Exercise requirements - Extract only the first line of the listing and every line after it up to and including the one with "var t_start = 40000, t_end = 50000;". Omit the pictures.

Dataset excerpt -
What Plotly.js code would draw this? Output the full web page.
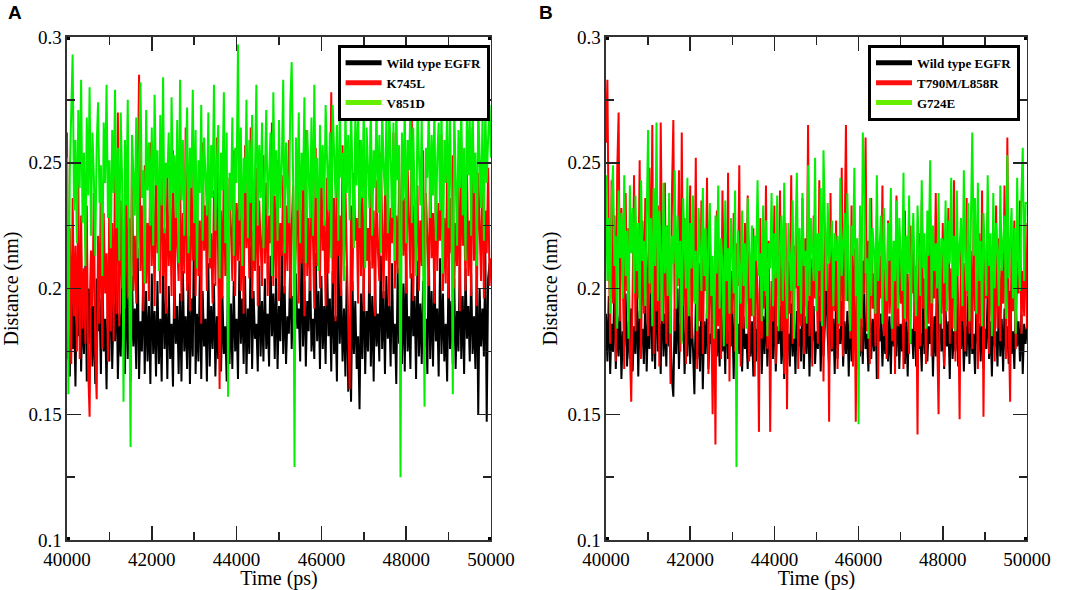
<!DOCTYPE html>
<html>
<head>
<meta charset="utf-8">
<script src="https://cdn.plot.ly/plotly-3.0.1.min.js"></script>
<style>
body { margin: 0; background: #fff; }
#chart { width: 1065px; height: 590px; }
</style>
</head>
<body>
<div id="chart"></div>
<script>
// distances, in pm (divided by 1000 -> nm)
// samples are evenly spaced from 40000 to 50000 ps
var t_start = 40000, t_end = 50000;

// panel A
var wtA = [
172,198,165,206,176,190,161,203,181,212,167,195,174,209,163,200,178,215,169,193,
162,204,183,196,166,211,175,188,160,201,171,214,168,194,179,207,164,190,173,202,
181,166,210,172,197,163,205,177,192,168,216,164,187,175,208,166,199,171,193,162,
206,174,191,165,203,170,188,163,212,176,195,164,201,172,186,161,209,178,193,166,
198,163,207,175,189,168,204,162,196,173,235,166,190,171,206,164,199,177,188,163,
210,169,193,176,202,165,189,172,214,167,197,174,185,163,208,170,194,168,203,175,
188,164,211,178,196,170,205,166,192,174,217,168,199,180,186,167,209,173,195,171,
204,176,190,169,213,181,198,172,207,168,193,179,215,174,201,170,189,182,211,176,
197,173,206,184,192,171,218,177,203,169,195,183,210,175,188,172,214,179,199,168,
205,176,193,170,212,181,196,167,207,174,189,163,216,178,200,171,192,165,209,159,
187,155,203,174,195,168,181,152,198,172,206,166,191,175,211,169,197,163,204,177,
190,171,213,176,199,166,205,180,193,169,210,174,186,162,208,178,196,170,202,167,
214,175,189,168,206,181,197,164,211,173,194,170,203,177,188,166,215,172,199,169,
207,179,192,165,212,174,198,171,186,163,209,176,195,170,204,168,191,175,213,172,
197,166,208,180,193,171,206,174,189,168,211,150,200,177,192,173,215,147,204,210,
205];
var k745L = [
262,181,224,170,236,189,217,175,243,172,229,184,208,178,233,168,149,215,193,238,
175,156,221,186,247,176,230,198,214,171,241,183,226,179,252,190,270,185,235,200,
218,192,245,196,228,187,256,199,221,194,239,285,207,233,191,249,202,226,195,258,
209,237,193,250,214,229,198,262,205,224,190,244,209,232,197,255,188,238,217,203,
247,195,230,206,264,199,221,191,253,211,236,197,242,205,227,186,258,215,233,199,
248,208,222,194,239,201,260,213,160,231,196,251,205,226,192,244,219,203,255,197,
234,211,246,199,228,190,257,216,238,204,264,196,223,207,248,193,235,219,201,253,
210,242,197,229,218,266,201,237,204,251,195,226,213,245,198,233,207,259,196,224,
241,203,217,254,194,232,210,247,189,263,205,228,199,238,221,192,256,209,235,200,
249,215,227,193,244,206,232,278,202,236,187,252,213,229,197,257,204,240,217,195,
160,233,199,246,219,228,194,259,205,237,191,250,211,224,198,265,208,231,189,243,
215,203,254,226,196,238,211,247,193,232,218,262,200,229,206,244,194,256,213,236,
198,249,222,204,268,195,233,216,241,199,227,209,255,192,238,220,201,251,212,230,
194,245,207,234,219,261,199,228,202,247,196,236,214,253,200,226,209,242,191,258,
217,233,199,249,205,227,197,264,211,238,193,246,220,203,255,196,231,214,248,201,
212];
var v851D = [
252,158,247,266,293,231,259,218,271,240,283,226,254,209,268,237,280,221,262,245,
213,257,274,234,249,205,266,242,281,228,251,216,263,238,279,224,256,211,270,243,
155,259,233,275,219,137,261,247,229,268,212,254,282,236,247,202,271,239,258,225,
264,217,277,241,255,207,269,233,284,222,250,244,262,215,276,238,253,228,267,210,
283,235,259,221,247,272,214,256,240,279,226,263,208,251,238,273,219,260,245,229,
270,212,257,236,281,223,249,265,204,254,239,278,218,262,157,246,231,268,213,256,
242,297,227,264,209,252,238,275,220,259,234,269,211,247,281,225,257,236,266,216,
250,271,229,244,262,205,278,237,255,219,267,232,249,283,214,258,241,226,273,290,
243,129,260,231,270,218,254,239,276,210,263,247,228,268,221,281,236,252,207,265,
240,257,225,273,246,231,262,212,273,249,236,265,219,273,244,254,203,273,238,261,
227,273,250,216,268,241,273,224,259,236,273,208,264,247,232,273,221,255,240,273,
230,261,214,273,248,237,269,222,273,253,228,266,211,273,243,257,125,262,235,273,
218,259,247,273,226,264,239,205,273,251,233,268,215,153,256,244,273,228,261,237,
273,219,252,266,231,273,206,259,242,273,224,268,236,158,273,249,217,263,240,273,
229,256,211,273,245,267,221,273,238,254,209,273,247,232,268,219,273,242,260,273,
252];

// panel B
var wtB = [
190,171,197,166,186,175,201,168,189,173,194,164,183,177,198,169,187,172,192,167,
185,174,199,165,191,178,184,170,196,167,188,176,208,171,193,168,212,175,186,166,
205,173,190,169,198,177,184,164,157,192,174,200,168,186,179,195,166,183,173,197,
170,189,176,158,194,172,185,167,199,160,187,174,193,168,182,178,197,165,190,173,
184,169,196,175,188,166,201,172,183,177,191,164,195,170,186,174,199,167,189,176,
182,168,194,173,187,165,198,171,184,179,192,166,189,174,197,169,183,176,190,172,
196,167,185,178,193,170,188,164,199,175,182,169,194,173,187,166,191,177,184,171,
198,168,189,174,195,165,186,179,193,170,183,176,197,167,190,173,186,207,181,169,
192,175,188,166,199,172,184,178,195,169,187,174,191,165,196,171,183,177,189,168,
194,173,185,170,198,176,182,167,193,172,188,175,196,164,184,179,190,169,186,174,
197,171,189,166,192,177,183,173,199,168,186,175,194,170,187,165,191,178,184,172,
195,169,188,176,182,167,198,174,190,171,185,178,193,165,189,173,213,170,196,175,
184,168,191,177,187,164,199,172,183,175,194,169,188,176,192,167,185,173,197,170,
189,174,182,166,195,178,186,171,193,168,184,176,198,172,187,165,191,177,183,169,
196,173,188,167,192,175,185,170,199,174,183,168,194,177,187,171,190,166,186,178,
185];
var t790M = [
258,283,216,178,243,194,229,171,247,270,187,232,205,168,238,199,224,176,155,212,
245,183,219,196,251,172,227,190,236,207,181,248,198,265,174,220,191,233,169,266,
209,186,242,178,225,197,162,238,267,183,214,201,247,175,262,193,228,170,219,204,
241,180,223,195,252,168,210,187,235,174,216,199,244,166,227,192,150,205,138,231,
185,213,172,239,196,221,178,246,163,207,190,230,175,218,201,249,169,212,184,226,
194,237,171,208,189,224,165,215,198,143,228,180,206,192,241,176,219,143,203,187,
233,170,214,197,239,183,208,166,226,152,211,190,245,178,217,200,231,168,209,185,
236,174,220,193,265,181,212,169,229,196,205,178,243,187,218,163,226,199,210,147,
238,176,215,191,227,168,209,185,248,173,221,265,195,207,180,233,169,216,147,202,
189,224,175,211,198,260,183,219,170,236,192,206,177,229,164,213,196,241,181,208,
172,227,190,215,179,203,166,237,185,220,194,211,168,231,187,206,174,225,198,216,
183,209,142,222,177,235,192,204,170,218,186,229,173,213,196,238,181,150,207,190,
226,169,214,195,232,178,208,184,243,171,219,193,148,224,187,210,175,236,199,182,
215,176,228,191,206,168,222,185,239,149,212,196,230,174,217,189,205,171,233,184,
220,179,208,194,241,172,260,186,155,218,191,227,176,211,198,235,182,207,189,226,
184];
var g724E = [
245,203,228,190,234,249,209,221,184,239,212,230,196,245,205,223,180,241,214,232,
198,237,207,226,188,243,211,219,193,235,263,202,228,185,240,209,266,195,231,214,
187,242,206,225,197,238,182,221,210,247,192,229,204,219,178,236,213,200,244,189,
226,208,237,194,215,183,232,211,199,240,205,224,188,218,234,197,213,180,229,206,
241,192,220,209,177,235,203,216,190,228,212,198,239,129,223,207,194,231,201,218,
184,236,210,196,225,189,221,211,243,205,214,187,233,199,227,181,218,208,238,193,
222,204,237,183,216,229,195,242,207,188,226,212,199,235,180,219,246,201,224,190,
238,209,215,186,249,197,228,214,203,252,191,222,207,240,185,255,218,199,234,210,
216,227,193,222,211,221,186,244,205,216,230,195,238,209,183,225,213,248,197,220,
146,233,188,262,242,206,212,180,236,197,224,215,190,245,203,217,229,186,232,208,
195,226,211,240,184,219,203,235,192,228,214,199,246,188,221,206,237,178,215,230,
204,189,233,216,197,243,208,222,184,231,213,251,194,225,207,218,200,238,186,220,
219,202,235,191,227,210,244,196,221,183,239,205,216,228,193,247,211,199,234,187,
225,262,213,236,190,242,203,219,185,230,214,197,245,209,222,181,238,200,226,215,
193,241,207,218,229,188,253,204,216,232,196,224,182,244,210,199,237,256,203,234,
234];

var namesA = ["Wild type EGFR", "K745L", "V851D"];
var namesB = ["Wild type EGFR", "T790M/L858R", "G724E"];
var colors = ["#000000", "#ff0000", "#00f000"];
var legendColors = ["#000000", "#ff1010", "#66f000"];

var serif = "Liberation Serif";

function series(vals, xa, ya, color) {
    var x = [], y = [];
    var n = vals.length;
    for (var i = 0; i < n; i++) {
        x.push(t_start + i * (t_end - t_start) / (n - 1));
        y.push(vals[i] / 1000);
    }
    return {
        x: x, y: y, xaxis: xa, yaxis: ya,
        type: "scatter", mode: "lines",
        line: {color: color, width: 2},
        showlegend: false, hoverinfo: "skip"
    };
}

// empty traces only used for the thick legend samples
function legendItem(name, color, legendId) {
    return {
        x: [null], y: [null], type: "scatter", mode: "lines",
        name: name, line: {color: color, width: 5},
        legend: legendId, showlegend: true
    };
}

var data = [
    series(wtA, "x", "y", colors[0]),
    series(k745L, "x", "y", colors[1]),
    series(v851D, "x", "y", colors[2]),
    series(wtB, "x2", "y2", colors[0]),
    series(t790M, "x2", "y2", colors[1]),
    series(g724E, "x2", "y2", colors[2])
];
for (var k = 0; k < 3; k++) {
    data.push(legendItem(namesA[k], legendColors[k], "legend"));
}
for (var k = 0; k < 3; k++) {
    var it = legendItem(namesB[k], legendColors[k], "legend2");
    it.xaxis = "x2"; it.yaxis = "y2";
    data.push(it);
}

function xAxis(dom, anchor) {
    return {
        domain: dom, anchor: anchor,
        range: [40000, 50000], tick0: 40000, dtick: 2000, tickformat: "d",
        ticks: "inside", ticklen: 14, tickwidth: 1.5, tickcolor: "#222",
        minor: {dtick: 1000, ticks: "inside", ticklen: 8, tickwidth: 1.5, tickcolor: "#222"},
        showline: true, mirror: "allticks", linecolor: "#333", linewidth: 1.5,
        showgrid: false, zeroline: false, ticklabelstandoff: 2,
        tickfont: {family: serif, size: 19, color: "#000"},
        title: {text: "Time (ps)", font: {family: serif, size: 20, color: "#000"}, standoff: 2}
    };
}

function yAxis(anchor) {
    return {
        domain: [0.0847, 0.9373], anchor: anchor,
        range: [0.1, 0.3], tick0: 0.1, dtick: 0.05,
        ticks: "inside", ticklen: 14, tickwidth: 1.5, tickcolor: "#222",
        minor: {dtick: 0.025, ticks: "inside", ticklen: 8, tickwidth: 1.5, tickcolor: "#222"},
        showline: true, mirror: "allticks", linecolor: "#333", linewidth: 1.5,
        showgrid: false, zeroline: false,
        tickfont: {family: serif, size: 19, color: "#000"},
        title: {text: "Distance (nm)", font: {family: serif, size: 20, color: "#000"}, standoff: 4}
    };
}

function legendBox(xpos) {
    return {
        x: xpos, y: 0.924, xanchor: "left", yanchor: "top",
        bgcolor: "#fff", bordercolor: "#000", borderwidth: 3,
        font: {family: serif, size: 13, color: "#000", weight: "bold"},
        itemwidth: 36, tracegroupgap: 0
    };
}

// the little black squares grace puts on the frame corners
var shapes = [];
var corners = [[40000, 0.1], [40000, 0.3], [50000, 0.1], [50000, 0.3]];
var axPairs = [["x", "y"], ["x2", "y2"]];
for (var a = 0; a < axPairs.length; a++) {
    for (var c = 0; c < corners.length; c++) {
        shapes.push({
            type: "rect", xref: axPairs[a][0], yref: axPairs[a][1],
            xsizemode: "pixel", ysizemode: "pixel",
            xanchor: corners[c][0], yanchor: corners[c][1],
            x0: -3, x1: 3, y0: -3, y1: 3,
            fillcolor: "#000", line: {width: 0}
        });
    }
}

var layout = {
    width: 1065, height: 590,
    margin: {l: 0, r: 0, t: 0, b: 0, pad: 0},
    font: {family: serif, color: "#000"},
    paper_bgcolor: "#fff", plot_bgcolor: "#fff",
    xaxis: xAxis([0.0629, 0.4610], "y"),
    yaxis: yAxis("x"),
    xaxis2: xAxis([0.5690, 0.9643], "y2"),
    yaxis2: yAxis("x2"),
    legend: legendBox(0.317),
    legend2: legendBox(0.815),
    shapes: shapes,
    annotations: [
        {text: "<b>A</b>", xref: "paper", yref: "paper", x: 0.006, y: 1.0,
         xanchor: "left", yanchor: "top", showarrow: false,
         font: {family: "Liberation Sans", size: 19, color: "#000"}},
        {text: "<b>B</b>", xref: "paper", yref: "paper", x: 0.504, y: 1.0,
         xanchor: "left", yanchor: "top", showarrow: false,
         font: {family: "Liberation Sans", size: 19, color: "#000"}}
    ]
};

Plotly.newPlot("chart", data, layout, {displayModeBar: false, staticPlot: true});
</script>
</body>
</html>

Solved exercise -
What Plotly.js code would draw this? Output the full web page.
<!DOCTYPE html>
<html>
<head>
<meta charset="utf-8">
<script src="https://cdn.plot.ly/plotly-3.0.1.min.js"></script>
<style>
body { margin: 0; background: #fff; }
#chart { width: 1065px; height: 590px; }
</style>
</head>
<body>
<div id="chart"></div>
<script>
// distances, in pm (divided by 1000 -> nm)
// samples are evenly spaced from 40000 to 50000 ps
var t_start = 40000, t_end = 50000;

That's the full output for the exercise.